We Americans are fond of saying that you have to give 110%.   But, honestly, that's just not possible.   If you have 100 of something to give, you might be able to give 100 but you are incapable of giving 110.

Further, I sincerely doubt that anyone ever gives 100% while doing anything.   If you gave absolutely everything you had on say a pitch or in a run, at the end of the line, you should be collapsed.   I don't mean you would be on the ground with a smile on your face, knowing that you gave everything you had.   I mean, you would be on the ground in pain, trying with all your remaining might to stay alive.   In truth, nobody ever gives anything near a real 100%.   They simply give what the effort requires or something short of that.
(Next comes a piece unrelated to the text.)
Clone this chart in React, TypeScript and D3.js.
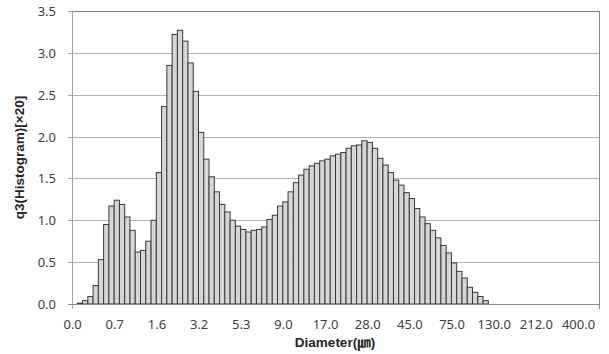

Most of what I know about training comes from a completely unrelated sport, swimming.   Back in my youth, baseball and softball players never worked nearly as hard as they do today.   Runners, swimmers, wrestlers and others trained in a serious fashion using scientifically proven techniques.   Now just about everybody does that.

In a swimming training regimen, you usually overwork for much of the season and then gradually come down in something called a taper in which you taper off the distance and work towards developing fast-twitch muscles.   But say you swam 100 yards of some event in 50 seconds during a race.   You might, for part of the practice, work a sequence of 10 times 100 yards in which you try to repeat your sprint at an average time of under one minute with 5 to 15 seconds between sprints.   This is, to my knowledge, one of the ways in which sprinters in all types of sports work out.   And to me, this represents a 75% effort level.   That's really where the 75% came from.

I have gone ahead and changed 75% to 95% so as to avoid further push back.   But I don't really mean 95%.   The numbers are unimportant.

So, please don't get hung up on numbers.   The concept is there is an effort level associated with games and a different one with practice.   I don't care who you are, you just cannot get the adrenaline flowing in practice that you can in games.   But the idea is to bring your practices to as close to your game level as possible.   If you don't, if you learn to dog it, you will never see the amount of improvement you are seeking and this will make your practices mostly a waste of time, your own and that of whomever is coaching you.